Updated: Mar 30, 2020


University of Rochester School of Medicine

Photo by Rostyslav Savchyn on Unsplash

My mind was racing in between patient visits one afternoon on the ambulatory week of my OB/GYN clinical clerkship as I quickly finished notes and reflected on all of the things I was seeing and doing for the first time as a third-year medical student. Next up on the schedule was “Maribel, 24-year-old female- Nexplanon removal.”

“Well, that’s weird…” my preceptor, Dr. P, mumbled as she glanced at the next scheduled patient visit. “Didn’t she just deliver not too long ago? Oh, that’s right, I put in her Nexplanon about 6 months ago... Alright let’s go.” We quickly walked over to the patient room and Dr. P explained to me that this patient had moved from Puerto Rico about a year and a half ago and was predominantly Spanish speaking. I was immediately excited as a native Spanish-speaker to utilize my medical Spanish and was also pleasantly surprised to learn that Dr. P was fluent in Spanish as well.

“Hola, Maribel,” we said as we walked in and Dr. P introduced me. Maribel declined using the interpreter service phones and said she was ok with speaking to us directly in Spanish. I was glad to see Dr. P give me the “go-ahead” nod from across the room, indicating that I could begin taking the patient’s history. I asked Maribel why she wanted her birth control implant removed and she explained that she had been feeling very down, tired, and had decreased libido over the past few months. She asked if the hormones from the birth control implant could be contributing to her distress. She went on to say that friends, family members, and even her husband had heard that birth control implants’ hormones could affect women’s emotions and sex drive. I asked Maribel a series of questions related to side effects and other symptoms, but her only complaints were feeling down and having decreased libido; otherwise she was very happy with her birth control. Between glances with my preceptor across the room, I reassured Maribel that her implant was not the cause of her symptoms, and quickly realized that this visit was not at all going to be a quick implant removal, but something else entirely.

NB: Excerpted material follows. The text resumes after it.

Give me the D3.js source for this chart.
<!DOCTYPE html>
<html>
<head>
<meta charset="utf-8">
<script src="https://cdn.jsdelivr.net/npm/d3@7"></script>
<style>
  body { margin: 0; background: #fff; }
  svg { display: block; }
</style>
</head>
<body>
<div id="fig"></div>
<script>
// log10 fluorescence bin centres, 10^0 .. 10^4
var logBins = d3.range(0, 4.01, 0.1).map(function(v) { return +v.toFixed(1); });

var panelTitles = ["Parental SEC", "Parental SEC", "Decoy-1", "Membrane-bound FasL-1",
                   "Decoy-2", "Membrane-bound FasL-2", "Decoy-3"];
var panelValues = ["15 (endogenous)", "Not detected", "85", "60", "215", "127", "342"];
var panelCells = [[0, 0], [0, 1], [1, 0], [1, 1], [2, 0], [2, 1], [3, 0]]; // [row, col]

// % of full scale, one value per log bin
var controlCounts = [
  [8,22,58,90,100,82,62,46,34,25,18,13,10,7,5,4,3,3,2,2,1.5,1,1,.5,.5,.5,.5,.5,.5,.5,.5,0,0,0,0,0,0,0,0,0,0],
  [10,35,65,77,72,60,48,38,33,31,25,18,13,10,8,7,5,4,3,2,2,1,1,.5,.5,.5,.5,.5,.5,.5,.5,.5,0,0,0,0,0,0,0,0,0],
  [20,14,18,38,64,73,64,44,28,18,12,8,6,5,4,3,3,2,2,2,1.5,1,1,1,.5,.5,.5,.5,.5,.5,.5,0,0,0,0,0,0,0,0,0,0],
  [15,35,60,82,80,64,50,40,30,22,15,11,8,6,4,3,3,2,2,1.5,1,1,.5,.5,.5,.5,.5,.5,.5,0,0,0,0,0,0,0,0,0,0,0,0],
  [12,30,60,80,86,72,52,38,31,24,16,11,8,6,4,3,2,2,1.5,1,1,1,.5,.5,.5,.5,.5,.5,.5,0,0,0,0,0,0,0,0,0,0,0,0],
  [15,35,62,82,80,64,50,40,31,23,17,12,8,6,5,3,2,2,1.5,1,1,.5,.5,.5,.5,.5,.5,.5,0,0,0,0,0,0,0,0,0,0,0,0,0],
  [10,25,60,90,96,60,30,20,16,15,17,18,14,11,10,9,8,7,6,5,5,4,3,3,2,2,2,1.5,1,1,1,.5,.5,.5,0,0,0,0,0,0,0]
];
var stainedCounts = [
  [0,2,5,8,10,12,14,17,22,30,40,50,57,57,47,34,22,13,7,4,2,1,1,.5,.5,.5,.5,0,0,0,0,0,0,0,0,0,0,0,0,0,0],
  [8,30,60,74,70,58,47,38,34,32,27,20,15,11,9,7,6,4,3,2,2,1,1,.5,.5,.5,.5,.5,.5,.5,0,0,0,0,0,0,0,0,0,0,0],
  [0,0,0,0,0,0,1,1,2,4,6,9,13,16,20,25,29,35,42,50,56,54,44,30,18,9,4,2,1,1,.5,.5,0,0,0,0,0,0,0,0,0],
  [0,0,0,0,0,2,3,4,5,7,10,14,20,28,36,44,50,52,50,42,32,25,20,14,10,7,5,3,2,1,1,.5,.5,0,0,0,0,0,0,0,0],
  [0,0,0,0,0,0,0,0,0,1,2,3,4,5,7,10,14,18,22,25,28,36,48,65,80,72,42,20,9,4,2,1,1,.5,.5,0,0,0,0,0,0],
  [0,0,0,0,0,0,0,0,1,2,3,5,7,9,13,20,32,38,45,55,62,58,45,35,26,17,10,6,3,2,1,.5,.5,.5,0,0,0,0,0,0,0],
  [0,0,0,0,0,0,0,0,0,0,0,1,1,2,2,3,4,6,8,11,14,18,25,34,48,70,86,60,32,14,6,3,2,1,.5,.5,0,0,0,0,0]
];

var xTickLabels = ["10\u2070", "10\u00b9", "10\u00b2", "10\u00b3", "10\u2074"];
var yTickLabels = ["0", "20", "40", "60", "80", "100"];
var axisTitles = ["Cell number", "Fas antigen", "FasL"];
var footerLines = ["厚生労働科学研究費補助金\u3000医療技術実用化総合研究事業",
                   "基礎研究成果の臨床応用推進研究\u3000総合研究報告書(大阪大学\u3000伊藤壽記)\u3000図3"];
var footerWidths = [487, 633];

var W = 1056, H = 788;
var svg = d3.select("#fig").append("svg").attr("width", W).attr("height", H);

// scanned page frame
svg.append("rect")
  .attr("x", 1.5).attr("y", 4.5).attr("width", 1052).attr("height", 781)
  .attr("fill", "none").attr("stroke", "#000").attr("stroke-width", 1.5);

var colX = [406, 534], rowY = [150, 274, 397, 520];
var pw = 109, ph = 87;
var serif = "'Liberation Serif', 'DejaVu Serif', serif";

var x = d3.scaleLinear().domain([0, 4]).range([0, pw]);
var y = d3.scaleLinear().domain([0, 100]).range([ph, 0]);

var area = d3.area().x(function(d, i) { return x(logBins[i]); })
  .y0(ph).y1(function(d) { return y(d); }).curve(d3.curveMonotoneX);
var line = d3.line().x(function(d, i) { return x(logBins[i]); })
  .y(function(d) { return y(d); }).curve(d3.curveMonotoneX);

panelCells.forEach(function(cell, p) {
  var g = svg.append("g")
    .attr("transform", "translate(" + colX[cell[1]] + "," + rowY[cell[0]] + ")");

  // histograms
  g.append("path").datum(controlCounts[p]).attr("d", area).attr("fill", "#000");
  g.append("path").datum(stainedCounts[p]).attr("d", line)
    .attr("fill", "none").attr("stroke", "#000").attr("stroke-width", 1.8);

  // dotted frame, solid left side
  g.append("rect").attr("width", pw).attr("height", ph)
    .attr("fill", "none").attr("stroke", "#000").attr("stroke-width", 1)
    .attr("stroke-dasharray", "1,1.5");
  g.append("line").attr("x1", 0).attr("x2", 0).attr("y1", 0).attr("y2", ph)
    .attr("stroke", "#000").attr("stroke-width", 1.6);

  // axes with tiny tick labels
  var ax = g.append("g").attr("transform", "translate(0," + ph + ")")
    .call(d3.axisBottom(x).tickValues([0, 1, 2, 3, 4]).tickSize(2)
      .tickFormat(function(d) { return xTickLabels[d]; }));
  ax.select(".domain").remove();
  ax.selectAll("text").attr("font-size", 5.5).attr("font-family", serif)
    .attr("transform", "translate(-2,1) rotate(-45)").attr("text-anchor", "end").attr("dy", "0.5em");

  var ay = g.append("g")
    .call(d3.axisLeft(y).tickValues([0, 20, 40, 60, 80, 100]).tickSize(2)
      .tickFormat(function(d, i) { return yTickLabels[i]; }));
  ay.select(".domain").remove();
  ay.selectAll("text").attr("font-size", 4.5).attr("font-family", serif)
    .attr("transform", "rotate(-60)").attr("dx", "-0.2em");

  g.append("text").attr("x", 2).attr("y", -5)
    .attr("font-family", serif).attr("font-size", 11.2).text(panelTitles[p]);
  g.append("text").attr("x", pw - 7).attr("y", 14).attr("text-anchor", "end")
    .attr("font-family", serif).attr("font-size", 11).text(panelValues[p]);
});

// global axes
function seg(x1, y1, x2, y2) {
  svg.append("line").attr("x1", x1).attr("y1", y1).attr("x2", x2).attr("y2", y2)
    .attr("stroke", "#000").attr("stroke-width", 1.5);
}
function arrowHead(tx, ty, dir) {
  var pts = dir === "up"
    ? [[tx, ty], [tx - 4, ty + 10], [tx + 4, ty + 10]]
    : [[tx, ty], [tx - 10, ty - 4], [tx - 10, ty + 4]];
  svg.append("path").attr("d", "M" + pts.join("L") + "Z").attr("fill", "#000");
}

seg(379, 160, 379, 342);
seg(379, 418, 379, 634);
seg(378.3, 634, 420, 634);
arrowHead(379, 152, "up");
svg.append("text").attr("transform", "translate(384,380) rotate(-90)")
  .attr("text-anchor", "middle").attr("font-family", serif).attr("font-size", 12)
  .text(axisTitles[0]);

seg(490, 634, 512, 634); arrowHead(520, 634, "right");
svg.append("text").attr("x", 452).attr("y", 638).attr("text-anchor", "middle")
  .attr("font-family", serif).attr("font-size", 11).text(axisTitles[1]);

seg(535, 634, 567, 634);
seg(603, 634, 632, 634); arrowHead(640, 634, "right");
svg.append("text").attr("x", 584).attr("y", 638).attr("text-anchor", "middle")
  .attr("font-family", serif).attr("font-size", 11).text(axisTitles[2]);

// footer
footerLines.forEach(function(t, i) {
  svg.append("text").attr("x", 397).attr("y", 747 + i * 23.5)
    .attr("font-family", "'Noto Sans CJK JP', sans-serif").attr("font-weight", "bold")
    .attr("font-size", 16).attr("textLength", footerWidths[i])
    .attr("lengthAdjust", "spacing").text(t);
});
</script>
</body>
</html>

I rattled off the questions that I had learned to ask related to depression, and Maribel’s answers became more elaborate as she told us about how much she had struggled in the past 6 months. She described her family’s financial hardships, how she had had to stop working to take care of her 1 year-old son and 3 year-old step-daughter full time, and how guilty and sad she felt about her diminished sex drive, especially because she was worried that it was affecting her relationship. We learned that her only social supports were her husband, who worked exhaustively to bring in enough income, and a couple of his family members and her son’s godmother, who all lived over an hour away. Tears rolled down her face as she told us that she felt defeated because she was struggling so much and felt like she couldn’t complain to her family because it was expected for her to be a full-time mom. Maribel’s feelings of sorrow, frustration, and relief in finally being able to open up filled the room as Dr. P gently handed her a box of tissues.

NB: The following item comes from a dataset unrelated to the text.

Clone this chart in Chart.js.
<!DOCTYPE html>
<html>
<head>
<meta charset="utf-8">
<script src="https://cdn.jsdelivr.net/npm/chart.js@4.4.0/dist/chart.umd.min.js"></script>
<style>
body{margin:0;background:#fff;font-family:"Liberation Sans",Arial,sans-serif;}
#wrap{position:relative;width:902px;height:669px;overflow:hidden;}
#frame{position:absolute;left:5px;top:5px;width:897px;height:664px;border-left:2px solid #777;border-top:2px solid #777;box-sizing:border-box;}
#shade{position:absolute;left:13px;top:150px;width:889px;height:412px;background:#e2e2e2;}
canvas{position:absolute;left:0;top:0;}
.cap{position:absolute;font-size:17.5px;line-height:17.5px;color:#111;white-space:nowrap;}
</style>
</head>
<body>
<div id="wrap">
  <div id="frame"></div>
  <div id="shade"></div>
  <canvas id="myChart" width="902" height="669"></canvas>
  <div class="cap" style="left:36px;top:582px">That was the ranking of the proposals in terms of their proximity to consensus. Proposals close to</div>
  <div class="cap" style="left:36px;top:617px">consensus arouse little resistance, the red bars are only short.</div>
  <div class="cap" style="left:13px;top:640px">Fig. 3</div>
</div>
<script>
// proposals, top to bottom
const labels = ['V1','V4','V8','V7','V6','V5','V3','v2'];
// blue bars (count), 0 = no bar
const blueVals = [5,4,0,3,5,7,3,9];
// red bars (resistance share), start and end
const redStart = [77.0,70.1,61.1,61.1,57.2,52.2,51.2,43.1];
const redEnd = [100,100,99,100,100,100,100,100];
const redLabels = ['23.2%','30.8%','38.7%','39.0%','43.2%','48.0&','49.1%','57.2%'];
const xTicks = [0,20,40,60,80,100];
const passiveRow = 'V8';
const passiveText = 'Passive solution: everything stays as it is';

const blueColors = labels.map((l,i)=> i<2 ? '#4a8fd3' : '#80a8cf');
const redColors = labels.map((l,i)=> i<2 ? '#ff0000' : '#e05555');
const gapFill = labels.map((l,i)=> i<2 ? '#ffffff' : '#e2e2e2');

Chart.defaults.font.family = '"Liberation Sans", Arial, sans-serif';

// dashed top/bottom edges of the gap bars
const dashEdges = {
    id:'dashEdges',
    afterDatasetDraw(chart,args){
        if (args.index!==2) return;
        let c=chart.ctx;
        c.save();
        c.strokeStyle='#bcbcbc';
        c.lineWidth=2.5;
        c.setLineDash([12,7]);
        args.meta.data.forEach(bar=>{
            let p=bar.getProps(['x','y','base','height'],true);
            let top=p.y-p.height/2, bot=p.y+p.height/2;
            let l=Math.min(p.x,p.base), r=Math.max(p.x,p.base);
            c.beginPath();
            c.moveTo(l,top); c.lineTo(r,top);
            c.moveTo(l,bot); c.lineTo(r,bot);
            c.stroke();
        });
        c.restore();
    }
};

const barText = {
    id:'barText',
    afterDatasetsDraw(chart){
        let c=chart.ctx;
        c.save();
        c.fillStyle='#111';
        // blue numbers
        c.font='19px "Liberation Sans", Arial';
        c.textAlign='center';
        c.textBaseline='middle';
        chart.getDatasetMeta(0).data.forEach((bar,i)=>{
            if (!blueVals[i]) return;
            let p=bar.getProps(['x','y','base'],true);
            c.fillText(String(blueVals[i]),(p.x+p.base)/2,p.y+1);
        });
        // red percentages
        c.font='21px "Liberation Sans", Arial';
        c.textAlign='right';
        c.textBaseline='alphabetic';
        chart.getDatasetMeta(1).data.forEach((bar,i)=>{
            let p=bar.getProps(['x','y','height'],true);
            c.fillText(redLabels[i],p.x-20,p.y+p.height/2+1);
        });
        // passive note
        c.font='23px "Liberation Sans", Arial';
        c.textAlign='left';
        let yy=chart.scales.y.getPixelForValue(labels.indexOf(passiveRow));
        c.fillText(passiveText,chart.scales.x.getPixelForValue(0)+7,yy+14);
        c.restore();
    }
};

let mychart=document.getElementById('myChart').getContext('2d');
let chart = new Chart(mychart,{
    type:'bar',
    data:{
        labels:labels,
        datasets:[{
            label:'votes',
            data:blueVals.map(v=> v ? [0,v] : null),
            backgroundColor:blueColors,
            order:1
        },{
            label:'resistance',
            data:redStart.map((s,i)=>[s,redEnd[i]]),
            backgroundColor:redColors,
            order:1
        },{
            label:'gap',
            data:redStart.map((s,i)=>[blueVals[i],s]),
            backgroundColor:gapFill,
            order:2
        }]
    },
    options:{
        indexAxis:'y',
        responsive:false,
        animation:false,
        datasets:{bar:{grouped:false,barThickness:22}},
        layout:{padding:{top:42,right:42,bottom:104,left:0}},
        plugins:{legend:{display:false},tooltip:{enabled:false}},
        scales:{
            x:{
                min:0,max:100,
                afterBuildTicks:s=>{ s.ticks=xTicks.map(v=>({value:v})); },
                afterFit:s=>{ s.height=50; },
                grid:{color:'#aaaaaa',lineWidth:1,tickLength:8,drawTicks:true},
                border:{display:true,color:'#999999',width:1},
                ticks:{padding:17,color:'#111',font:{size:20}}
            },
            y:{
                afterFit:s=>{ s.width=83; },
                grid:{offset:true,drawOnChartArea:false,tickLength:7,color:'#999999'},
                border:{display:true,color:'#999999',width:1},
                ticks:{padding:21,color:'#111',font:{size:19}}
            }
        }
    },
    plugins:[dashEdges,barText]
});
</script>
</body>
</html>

I thought of all of the women in the world who were going through the same thing that Maribel was. The women who have no choice but to serve their traditional maternal roles, abruptly giving up their careers, hobbies, and social lives to become full-time caregivers when the time comes. I thought of how isolating this must be, especially for immigrant women like Maribel. I thought of all of the gendered expectations that women have, especially in Latino communities, related to taking care of children and the house. I wondered how many other Latina immigrants, like Maribel, felt “encerrada en [su] casa,” a common Spanish phrase which means to feel locked-in and confined at home. I also felt incredibly lucky that my own Latina immigrant mother had had extensive social support throughout my upbringing.

Finally, before Dr. P began to wrap up the conversation and discuss next steps, I asked Maribel the most important question of the entire visit- “have you had any suicidal thoughts?” She nodded in tears and responded that she did. She said she had thought out plans for suicide before but did not want to act on them and that she felt safe at home. Despite the overwhelming melancholy in the room, I was so glad that I had asked the right questions and given Maribel the opportunity to ask for the help that she really needed. I was also grateful our visit was able to be done in Spanish, and I wondered if Maribel would have felt comfortable enough to have opened up otherwise.

After making sure that Maribel was safe enough to come back for a follow-up visit, we scheduled an appointment for her to meet with the clinic’s behavioral health specialist. I was able to go to this appointment later in the week and felt grateful and valuable for being able to provide continuity of care and support for Maribel as her journey in seeking mental health services continued. Maribel reminded me exactly why I decided to go into medicine- to address health myths and teach patients about their health, to learn about patients as a person in order to provide the best care, and to give back to Latino and immigrant communities to provide the culturally sensitive care they deserve.